ERC Research Papers
Cracks in the Foundations
Published April 30th 2007
By David B. Smith of Derby University and Beacon Economic Forecasting
For the first time since 1992, Britain's CPI inflation rate has exceeded 3% and triggered a letter from the Bank of England to the Chancellor. The real figure for most people though is closer to the RPI - 4.8%. And just earlier this week, in a letter to the Financial Times, several leading economists criticised the Bank of England's monetary policy for underestimating the likelihood of continued above target inflation. Clearly all is not well at the Old Lady of Threadneedle Street.
On the 10th anniversary of the granting of operational independence to the Bank, the Economic Research Council, Britain's oldest economic think-tank, has commissioned Visiting Professor David B. Smith of Derby University, Chairman of the Institute of Economic Affair's Shadow Monetary Policy Committee and formerly a well-known City Economist, to conduct an audit of the past decade and propose reforms to the existing structure.
Smith lucidly illustrates how over the last 10 years the following cracks have emerged in the intellectual and institutional foundations of British monetary policy:
The removal of the Bank's debt management and regulatory responsibilities was a probably an error, in part because of the resultant loss of market 'feel' when the Bank had to act as a lender of last resort.

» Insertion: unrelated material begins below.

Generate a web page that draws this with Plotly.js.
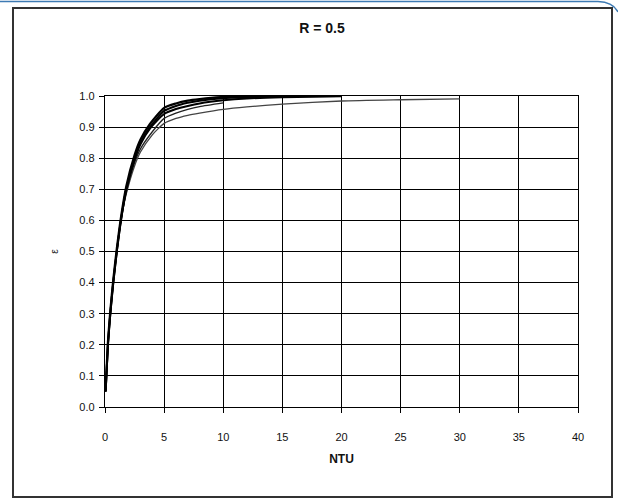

The sole reliance on base rates has left the MPC with an inadequate tool kit to deal with all monetary challenges.
The Bank's main forecasting model is flawed, relying too much on assumed theory and too little on empirical observation.
Smith recommends that some of these cracks can be closed with the following reforms:
The introduction of additional monetary instruments.
Re-integrating the Debt Management Office into the Bank.
Restoring the Bank's supervisory powers over the deposit-taking institutions whose liabilities correspond to M4 broad money.
Making the Bank- not the Office for National Statistics - the main source for compiling and disseminating the UK's macroeconomic statistics.